The Subcommittee on Delivering on Government Efficiency convened witnesses to examine waste, fraud, and abuse in SNAP, the federal food assistance program used by millions of Americans. What followed was part policy hearing, part heated exchange, with Gill at the center of some of its most memorable moments.
The backdrop was sobering with investigators describing sophisticated card-skimming operations where criminals clone EBT cards and quietly drain recipients' benefits before they even notice.
One witness cited a case where 27 people were registered at a single one-bedroom apartment to collect benefits. A researcher noted that SNAP's improper payment rate reached 10.9 percent last year, amounting to $10.2 billion in questionable spending.

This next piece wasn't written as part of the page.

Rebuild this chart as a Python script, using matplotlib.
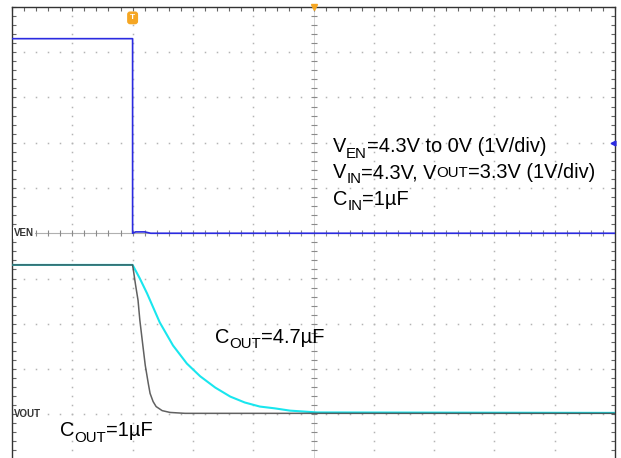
import numpy as np
import matplotlib
matplotlib.use("Agg")
import matplotlib.pyplot as plt
from matplotlib.ticker import MultipleLocator

plt.rcParams['font.family'] = ['Liberation Sans', 'DejaVu Sans']

# time in divisions, trigger at 0
t_en = [-2.0, 0.0, 0.0, 0.05, 0.2, 0.3, 8.0]
v_en = [4.3, 4.3, 0.0, 0.03, 0.03, 0.0, 0.0]

t_1u = [-2.0, 0.0, 0.05, 0.09, 0.12, 0.17, 0.21, 0.26, 0.29, 0.34, 0.39, 0.49, 0.62, 0.87, 8.0]
v_1u = [3.3, 3.3, 2.85, 2.52, 2.08, 1.52, 1.08, 0.68, 0.46, 0.28, 0.17, 0.08, 0.04, 0.02, 0.02]

t_47u = [-2.0, 0.0, 0.12, 0.24, 0.45, 0.67, 0.90, 1.12, 1.37, 1.62, 1.86, 2.11, 2.36, 2.61, 3.06, 8.0]
v_47u = [3.3, 3.3, 3.0, 2.67, 2.03, 1.52, 1.12, 0.84, 0.59, 0.39, 0.26, 0.17, 0.13, 0.08, 0.04, 0.03]

# channel positions (div)
en_offset = 0.0
out_offset = -4.0

fig = plt.figure(figsize=(6.21, 4.58), dpi=100)
ax = fig.add_axes([12/621, 1 - 459.5/458, 603/621, 452.5/458])
ax.set_xlim(-2, 8)
ax.set_ylim(-5, 5)

# dotted graticule
grid_c = '#b4b4b4'
fine_y = np.arange(-5, 5.01, 0.2)
fine_x = np.arange(-2, 8.01, 0.2)
for gx in range(-1, 8):
    if gx == 3:
        continue
    ax.plot(np.full_like(fine_y, gx), fine_y, ls='none', marker='s', ms=1.1, mew=0, color=grid_c, zorder=1)
for gy in range(-4, 5):
    if gy == 0:
        continue
    ax.plot(fine_x, np.full_like(fine_x, gy), ls='none', marker='s', ms=1.1, mew=0, color=grid_c, zorder=1)

# center axes with ticks
ax.axvline(3, color='#cfcfcf', lw=0.6, zorder=1)
ax.plot(np.full_like(fine_y, 3), fine_y, ls='none', marker='_', ms=4, mew=0.8, color='#8a8a8a', zorder=1)
ax.axhline(0, color='#b0b0b0', lw=0.8, zorder=1)
ax.plot(fine_x, np.zeros_like(fine_x), ls='none', marker='|', ms=4, mew=0.8, color='#8a8a8a', zorder=1)

# traces
ax.plot(t_en, np.array(v_en) + en_offset, color='#2b2be0', lw=1.2, zorder=3)
ax.plot(t_47u, np.array(v_47u) + out_offset, color='#19e6ee', lw=1.5, zorder=3)
ax.plot(t_1u, np.array(v_1u) + out_offset, color='#454545', lw=1.1, alpha=0.85, zorder=4)

# frame
for s in ax.spines.values():
    s.set_color('#333333')
    s.set_linewidth(1.0)
ax.xaxis.set_major_locator(MultipleLocator(1))
ax.xaxis.set_minor_locator(MultipleLocator(0.2))
ax.yaxis.set_major_locator(MultipleLocator(1))
ax.yaxis.set_minor_locator(MultipleLocator(0.2))
ax.tick_params(which='both', direction='in', length=3, width=0.8, color='#666666',
               top=True, right=True, bottom=False,
               labelleft=False, labelbottom=False)

# scope markers
ax.text(0, 4.76, 'T', color='white', fontsize=6, fontweight='bold', ha='center', va='center',
        bbox=dict(boxstyle='round,pad=0.35', fc='#f5a623', ec='none'), zorder=6)
ax.plot([3], [5], marker='v', ms=5, color='#f5a623', clip_on=False, zorder=6)
ax.plot([7.96], [2.0], marker='<', ms=3.5, color='#2b2be0', clip_on=False, zorder=6)

ax.text(-1.96, 0, 'VEN', fontsize=7, fontweight='bold', color='#333333', va='center', ha='left',
        bbox=dict(boxstyle='square,pad=0.1', fc='white', ec='none'), zorder=5)
ax.text(-1.96, -4.0, 'VOUT', fontsize=7, fontweight='bold', color='#333333', va='center', ha='left', zorder=5)

# annotations: pieces chained along one baseline
fs = 14.4
sub_fs = 10.8
sub_drop = -3.8


def label(x, y, parts):
    # parts: list of (text, kind) where kind is 'n' normal, 's' subscript, 'c' small caps
    prev = None
    for txt, kind in parts:
        size = fs if kind == 'n' else sub_fs
        dy = sub_drop if kind == 's' else (0.4 if kind == 'c' else 0)
        if prev is None:
            prev = ax.annotate(txt, xy=(x, y), xycoords='data', xytext=(0, dy),
                               textcoords='offset points', fontsize=size,
                               va='baseline', ha='left', zorder=5)
        else:
            prev = ax.annotate(txt, xy=(1, y), xycoords=(prev, 'data'), xytext=(0, dy),
                               textcoords='offset points', fontsize=size,
                               va='baseline', ha='left', zorder=5)


label(3.32, 1.79, [('V', 'n'), ('EN', 's'), ('=4.3V to 0V (1V/div)', 'n')])
label(3.32, 1.22, [('V', 'n'), ('IN', 's'), ('=4.3V, V', 'n'), ('OUT', 'c'), ('=3.3V (1V/div)', 'n')])
label(3.32, 0.62, [('C', 'n'), ('IN', 's'), ('=1µF', 'n')])
label(1.37, -2.43, [('C', 'n'), ('OUT', 's'), ('=4.7µF', 'n')])
label(-1.20, -4.49, [('C', 'n'), ('OUT', 's'), ('=1µF', 'n')])

fig.savefig('out.png', dpi=100)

A COVID-era policy still on the books also apparently allows recipients to order groceries through apps like DoorDash and have them delivered to someone in an entirely different state.
Then came Gill's turn to question Gina Plata-Nino, the Director of SNAP Policy and Advocacy at the Food Research and Action Center. He focused first on whether SNAP benefits should be used to purchase sugary sodas. When Plata-Nino deflected, Gill pressed further.
"Do you need data to determine whether drinking soda is healthy?" he asked. "I'm sorry, this is a serious question."
Plata-Nino maintained that hunger was the worst health outcome. "To satiate hunger with Coca-Cola?" Gill responded.
The exchange then shifted to funding. Gill asked whether Plata-Nino's organization received money from retailers and companies that financially benefit from SNAP.
Plata-Nino acknowledged that retailers are the program's major beneficiaries but did not directly answer whether they funded her advocacy work, a moment Gill characterized as a conflict of interest.
The hearing arrives at a significant moment for the program. More than 4.7 million people have lost SNAP benefits since President Trump's tax and spending law took effect last July, roughly 11% of all participants, raising broader questions about the program's direction.